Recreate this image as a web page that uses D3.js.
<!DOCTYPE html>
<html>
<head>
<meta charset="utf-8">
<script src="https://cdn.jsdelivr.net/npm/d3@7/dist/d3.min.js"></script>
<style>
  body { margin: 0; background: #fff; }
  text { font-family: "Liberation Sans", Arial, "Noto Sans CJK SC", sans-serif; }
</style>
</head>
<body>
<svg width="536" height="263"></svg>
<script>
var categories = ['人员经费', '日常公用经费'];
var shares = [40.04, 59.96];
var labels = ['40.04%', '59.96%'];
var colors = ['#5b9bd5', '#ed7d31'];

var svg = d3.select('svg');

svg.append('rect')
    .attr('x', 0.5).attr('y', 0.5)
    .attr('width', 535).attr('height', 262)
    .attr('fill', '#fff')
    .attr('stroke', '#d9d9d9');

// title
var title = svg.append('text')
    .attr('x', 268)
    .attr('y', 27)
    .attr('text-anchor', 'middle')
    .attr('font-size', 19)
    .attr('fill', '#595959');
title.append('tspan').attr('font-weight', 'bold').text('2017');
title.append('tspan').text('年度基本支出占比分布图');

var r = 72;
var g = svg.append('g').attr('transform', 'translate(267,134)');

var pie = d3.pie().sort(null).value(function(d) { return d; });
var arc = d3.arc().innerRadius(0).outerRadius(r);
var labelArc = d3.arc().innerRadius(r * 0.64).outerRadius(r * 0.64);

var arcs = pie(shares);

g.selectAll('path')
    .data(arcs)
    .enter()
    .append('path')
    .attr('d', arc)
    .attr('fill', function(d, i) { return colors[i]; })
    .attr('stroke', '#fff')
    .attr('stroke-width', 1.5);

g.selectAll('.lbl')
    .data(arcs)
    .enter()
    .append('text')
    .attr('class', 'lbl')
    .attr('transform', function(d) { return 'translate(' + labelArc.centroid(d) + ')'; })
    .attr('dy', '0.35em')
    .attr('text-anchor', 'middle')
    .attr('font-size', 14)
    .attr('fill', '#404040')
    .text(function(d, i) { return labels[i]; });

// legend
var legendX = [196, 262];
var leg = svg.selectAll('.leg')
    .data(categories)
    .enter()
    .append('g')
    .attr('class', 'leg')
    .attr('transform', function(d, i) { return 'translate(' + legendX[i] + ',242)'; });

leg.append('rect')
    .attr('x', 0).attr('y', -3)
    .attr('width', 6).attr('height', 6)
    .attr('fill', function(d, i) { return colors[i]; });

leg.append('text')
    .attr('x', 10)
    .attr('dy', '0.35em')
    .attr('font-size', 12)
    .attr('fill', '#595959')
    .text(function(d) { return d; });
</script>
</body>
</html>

- Requirements: Retype the material in full, character for character.

- Task response:
Recreate this image as a web page that uses D3.js.
<!DOCTYPE html>
<html>
<head>
<meta charset="utf-8">
<script src="https://cdn.jsdelivr.net/npm/d3@7/dist/d3.min.js"></script>
<style>
  body { margin: 0; background: #fff; }
  text { font-family: "Liberation Sans", Arial, "Noto Sans CJK SC", sans-serif; }
</style>
</head>
<body>
<svg width="536" height="263"></svg>
<script>
var categories = ['人员经费', '日常公用经费'];
var shares = [40.04, 59.96];
var labels = ['40.04%', '59.96%'];
var colors = ['#5b9bd5', '#ed7d31'];

var svg = d3.select('svg');

svg.append('rect')
    .attr('x', 0.5).attr('y', 0.5)
    .attr('width', 535).attr('height', 262)
    .attr('fill', '#fff')
    .attr('stroke', '#d9d9d9');

// title
var title = svg.append('text')
    .attr('x', 268)
    .attr('y', 27)
    .attr('text-anchor', 'middle')
    .attr('font-size', 19)
    .attr('fill', '#595959');
title.append('tspan').attr('font-weight', 'bold').text('2017');
title.append('tspan').text('年度基本支出占比分布图');

var r = 72;
var g = svg.append('g').attr('transform', 'translate(267,134)');

var pie = d3.pie().sort(null).value(function(d) { return d; });
var arc = d3.arc().innerRadius(0).outerRadius(r);
var labelArc = d3.arc().innerRadius(r * 0.64).outerRadius(r * 0.64);

var arcs = pie(shares);

g.selectAll('path')
    .data(arcs)
    .enter()
    .append('path')
    .attr('d', arc)
    .attr('fill', function(d, i) { return colors[i]; })
    .attr('stroke', '#fff')
    .attr('stroke-width', 1.5);

g.selectAll('.lbl')
    .data(arcs)
    .enter()
    .append('text')
    .attr('class', 'lbl')
    .attr('transform', function(d) { return 'translate(' + labelArc.centroid(d) + ')'; })
    .attr('dy', '0.35em')
    .attr('text-anchor', 'middle')
    .attr('font-size', 14)
    .attr('fill', '#404040')
    .text(function(d, i) { return labels[i]; });

// legend
var legendX = [196, 262];
var leg = svg.selectAll('.leg')
    .data(categories)
    .enter()
    .append('g')
    .attr('class', 'leg')
    .attr('transform', function(d, i) { return 'translate(' + legendX[i] + ',242)'; });

leg.append('rect')
    .attr('x', 0).attr('y', -3)
    .attr('width', 6).attr('height', 6)
    .attr('fill', function(d, i) { return colors[i]; });

leg.append('text')
    .attr('x', 10)
    .attr('dy', '0.35em')
    .attr('font-size', 12)
    .attr('fill', '#595959')
    .text(function(d) { return d; });
</script>
</body>
</html>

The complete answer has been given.